Моратин продолжил борьбу за новый, классицистический театр, начатую его отцом, и продолжил ее не только полемически, но и творчески, создав великолепные образцы классицистической комедии. В комедиях Моратина просветительские идеи лишаются гуманистического общечеловеческого пафоса, утопической мечты, реформаторской нацеленности. Критическое острие направлено в сферу частной жизни, но и здесь сохраняются противопоставление богатства, нажитого скромностью, бережливостью и трудом, и богатства, доставшегося по наследству, развращающего человека; умеренной и честной жизни незнатного дворянства или работящих юношей из третьего сословия и фальшивой суеты столичных вертопрахов и авантюристов. Более всего занимают Моратина проблемы воспитания: человек может быть счастлив только тогда, когда он свободно следует склонностям своей натуры, свободно выражает свои желания; воспитание же в испанских семьях убивает в юношах и особенно девушках способность к свободному, искреннему выражению. Требуя покорности родительской воле, излишней религиозности, показной скромности, в них воспитывают не добродетель, а притворство и умение ловко имитировать добродетель. В результате они и не добродетельны, и не счастливы. Только вмешательство человека с широкими, просвещенными взглядами спасает юных влюбленных и дает урок их родителям или воспитателям. Такова в общих чертах тема нескольких комедий Моратина: «Старик и девушка» (1786), «Барон» (1786), «Ханжа» (1790), «Что значит «да» девушек» (1806). От рассудочности и поучительности комедии Моратина спасает хороший вкус, умение остановиться там, где мораль переходит в скучную назойливость, и элементы реалистической комедии характеров, которые усиливаются к концу творческого пути драматурга.
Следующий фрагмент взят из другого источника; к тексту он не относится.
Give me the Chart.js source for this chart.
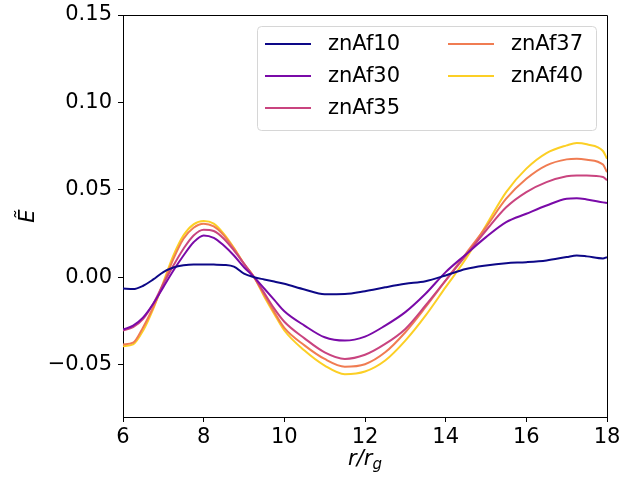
<!DOCTYPE html>
<html>
<head>
<meta charset="utf-8">
<script src="https://cdn.jsdelivr.net/npm/chart.js@4.4.1/dist/chart.umd.min.js"></script>
<style>
  html, body { margin: 0; padding: 0; background: #fff; }
  .container { width: 638px; height: 477px; }
</style>
</head>
<body>
<div class="container"><canvas id="myChart" width="638" height="477"></canvas></div>
<script>
// radius r/r_g
const radius = [6, 6.25, 6.5, 6.75, 7, 7.25, 7.5, 7.75, 8, 8.25, 8.5, 8.75, 9, 9.25, 9.5, 9.75,
  10, 10.5, 11, 11.5, 12, 12.5, 13, 13.5, 14, 14.5, 15, 15.5, 16, 16.5, 17, 17.25, 17.5, 17.9, 18];

const znAf10 = [-0.0065, -0.0068, -0.0049, -0.0013, 0.0029, 0.0055, 0.0068, 0.0073, 0.0073, 0.0072, 0.0070, 0.0060, 0.0020, 0.0000, -0.0013, -0.0025,
  -0.0038, -0.0070, -0.0097, -0.0096, -0.0080, -0.0058, -0.0038, -0.0023, 0.0010, 0.0047, 0.0067, 0.0080, 0.0086, 0.0096, 0.0115, 0.0124, 0.0119, 0.0107, 0.0115];
const znAf30 = [-0.0300, -0.0277, -0.0230, -0.0152, -0.0057, 0.0038, 0.0124, 0.0200, 0.0239, 0.0225, 0.0181, 0.0124, 0.0057, 0.0000, -0.0065, -0.0130,
  -0.0195, -0.0277, -0.0344, -0.0363, -0.0340, -0.0277, -0.0200, -0.0095, 0.0029, 0.0130, 0.0229, 0.0315, 0.0363, 0.0410, 0.0449, 0.0452, 0.0445, 0.0428, 0.0424];
const znAf35 = [-0.0305, -0.0286, -0.0238, -0.0152, -0.0038, 0.0067, 0.0163, 0.0239, 0.0272, 0.0264, 0.0220, 0.0153, 0.0077, 0.0000, -0.0090, -0.0180,
  -0.0255, -0.0350, -0.0430, -0.0468, -0.0444, -0.0382, -0.0296, -0.0162, -0.0019, 0.0124, 0.0267, 0.0400, 0.0487, 0.0544, 0.0578, 0.0582, 0.0582, 0.0573, 0.0554];
const znAf37 = [-0.0385, -0.0375, -0.0286, -0.0172, -0.0038, 0.0105, 0.0220, 0.0283, 0.0306, 0.0290, 0.0239, 0.0163, 0.0077, 0.0000, -0.0100, -0.0200,
  -0.0290, -0.0390, -0.0468, -0.0512, -0.0498, -0.0430, -0.0315, -0.0172, -0.0019, 0.0134, 0.0286, 0.0449, 0.0563, 0.0640, 0.0674, 0.0678, 0.0672, 0.0644, 0.0601];
const znAf40 = [-0.0395, -0.0385, -0.0305, -0.0181, -0.0029, 0.0124, 0.0239, 0.0302, 0.0321, 0.0306, 0.0248, 0.0168, 0.0077, 0.0000, -0.0110, -0.0210,
  -0.0305, -0.0420, -0.0506, -0.0555, -0.0540, -0.0477, -0.0363, -0.0220, -0.0057, 0.0105, 0.0296, 0.0487, 0.0621, 0.0710, 0.0754, 0.0768, 0.0760, 0.0722, 0.0678];

const seriesNames = ["znAf10", "znAf30", "znAf35", "znAf37", "znAf40"];
const seriesValues = [znAf10, znAf30, znAf35, znAf37, znAf40];
const seriesColors = ["#0d0887", "#7a0aa8", "#c9447f", "#f07c52", "#fccf25"];

const xTicks = [6, 8, 10, 12, 14, 16, 18];
const yTicks = [-0.05, 0.00, 0.05, 0.10, 0.15];

const FONT = "'DejaVu Sans', sans-serif";

// top and right spines, like a matplotlib axes box
const frame = {
  id: "frame",
  afterDatasetsDraw(chart) {
    const { ctx, chartArea: a } = chart;
    ctx.save();
    ctx.strokeStyle = "#000";
    ctx.lineWidth = 1;
    ctx.beginPath();
    ctx.moveTo(a.left, a.top + 0.5);
    ctx.lineTo(a.right + 0.5, a.top + 0.5);
    ctx.lineTo(a.right + 0.5, a.bottom);
    ctx.stroke();
    ctx.restore();
  },
};

// two-column legend, filled column by column
const legendBox = {
  id: "legendBox",
  afterDraw(chart) {
    const ctx = chart.ctx;
    ctx.save();
    ctx.fillStyle = "rgba(255,255,255,0.8)";
    ctx.strokeStyle = "#d6d6d6";
    ctx.lineWidth = 1;
    ctx.beginPath();
    ctx.roundRect(257.5, 26.5, 339, 104, 4);
    ctx.fill();
    ctx.stroke();
    ctx.font = "21px " + FONT;
    ctx.textBaseline = "middle";
    chart.data.datasets.forEach((ds, i) => {
      const col = i < 3 ? 0 : 1;
      const row = i < 3 ? i : i - 3;
      const x0 = col === 0 ? 265 : 448;
      const y = 44 + row * 32;
      ctx.strokeStyle = ds.borderColor;
      ctx.lineWidth = 2;
      ctx.beginPath();
      ctx.moveTo(x0, y);
      ctx.lineTo(x0 + 46, y);
      ctx.stroke();
      ctx.fillStyle = "#000";
      ctx.fillText(ds.label, x0 + 63, y + 1);
    });
    ctx.restore();
  },
};

// axis titles: italic E-tilde and r/r_g with subscript
const axisTitles = {
  id: "axisTitles",
  afterDraw(chart) {
    const { ctx, chartArea: a } = chart;
    ctx.save();
    ctx.fillStyle = "#000";
    ctx.textBaseline = "alphabetic";
    // x title
    const main = "r/r";
    ctx.font = "italic 21px " + FONT;
    const w1 = ctx.measureText(main).width;
    ctx.font = "italic 15px " + FONT;
    const w2 = ctx.measureText("g").width;
    const cx = (a.left + a.right) / 2;
    const x0 = cx - (w1 + w2) / 2;
    ctx.font = "italic 21px " + FONT;
    ctx.textAlign = "left";
    ctx.fillText(main, x0, 465);
    ctx.font = "italic 15px " + FONT;
    ctx.fillText("g", x0 + w1, 469);
    // y title
    ctx.translate(34, (a.top + a.bottom) / 2);
    ctx.rotate(-Math.PI / 2);
    ctx.font = "italic 21px " + FONT;
    ctx.textAlign = "center";
    ctx.fillText("\u1EBC", 0, 0);
    ctx.restore();
  },
};

new Chart(document.getElementById("myChart"), {
  type: "line",
  data: {
    datasets: seriesNames.map((name, i) => ({
      label: name,
      data: radius.map((r, j) => ({ x: r, y: seriesValues[i][j] })),
      borderColor: seriesColors[i],
      backgroundColor: seriesColors[i],
      borderWidth: 2,
      pointRadius: 0,
      fill: false,
      cubicInterpolationMode: "monotone",
    })),
  },
  options: {
    responsive: false,
    animation: false,
    layout: { padding: { top: 15, right: 31, left: 0, bottom: 0 } },
    plugins: {
      legend: { display: false },
      tooltip: { enabled: false },
    },
    scales: {
      x: {
        type: "linear",
        min: 6,
        max: 18,
        afterBuildTicks: (scale) => { scale.ticks = xTicks.map((v) => ({ value: v })); },
        afterFit: (scale) => {
          scale.height = 60;
          scale.paddingLeft = 0;
          scale.paddingRight = 0;
        },
        grid: { drawOnChartArea: false, drawTicks: true, tickLength: 5, color: "#000" },
        border: { display: true, color: "#000", width: 1 },
        ticks: {
          color: "#000",
          font: { family: FONT, size: 21 },
          padding: 3,
          maxRotation: 0,
          callback: (v) => String(v),
        },
      },
      y: {
        type: "linear",
        min: -0.08,
        max: 0.15,
        afterBuildTicks: (scale) => { scale.ticks = yTicks.map((v) => ({ value: v })); },
        afterFit: (scale) => {
          scale.width = 123;
          scale.paddingTop = 0;
          scale.paddingBottom = 0;
        },
        grid: { drawOnChartArea: false, drawTicks: true, tickLength: 5, color: "#000" },
        border: { display: true, color: "#000", width: 1 },
        ticks: {
          color: "#000",
          font: { family: FONT, size: 21 },
          padding: 6,
          callback: (v) => v.toFixed(2).replace("-", "\u2212"),
        },
      },
    },
  },
  plugins: [frame, legendBox, axisTitles],
});
</script>
</body>
</html>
Моратин дал свое определение комедии, в котором подчеркнул, что действие ее происходит между «частными» лицами, что в диалоге выражаются чувства и характеры и что комедия должна «высмеивать пороки и заблуждения общества и, таким образом, рекомендовать истину и добродетель». Театр он называет «зеркалом добродетели и мастерской хорошего вкуса». Моратин вел борьбу за театр, критикующий и воспитывающий современное общество, изображающий обычных людей в обычной бытовой обстановке, театр характеров, а не сценических перипетий. Он выиграл эту борьбу не только тем, что завоевал публику (чего не смог сделать его отец), но и тем, что создал произведение, в котором испанский театр, «смеясь, расставался со своим прошлым». Это «Новая комедия» (1791) — одно из самых оригинальных и новаторских творений Моратина. В этой комедии, можно сказать, ничего не происходит. В первом акте люди в кафе ожидают начала спектакля в театре, во втором акте в то же кафе возвращается после скандального провала драматург, его родные и друзья и еще кое — кто из зрителей. Освистанная пьеса была, по мнению драматурга и его жены, замечательной, героической комедией об осаде турками Вены. Там действовали император, визирь и прочие лица такого же ранга, а на сцене были представлены «дуэль на конях, три битвы, две бури, одни похороны, одно маскарадное зрелище, пожар города, разрушенный мост, два фейерверка и одна казнь». Безжалостно издеваясь над незадачливым автором (в котором зрители легко узнавали самого плодовитого драматурга того времени, Комелью, одну за другой ставившего пьесы на исторические темы), автор отделяет его и «иже с ним» от творцов классической испанской героической комедии. Те, конечно, тоже шли против здравого смысла и хорошего вкуса, но зато умели волновать и трогать зрителей так, что «забываешь или прощаешь все их несообразности». Эпигонство же лишено взлетов и умножает слабости.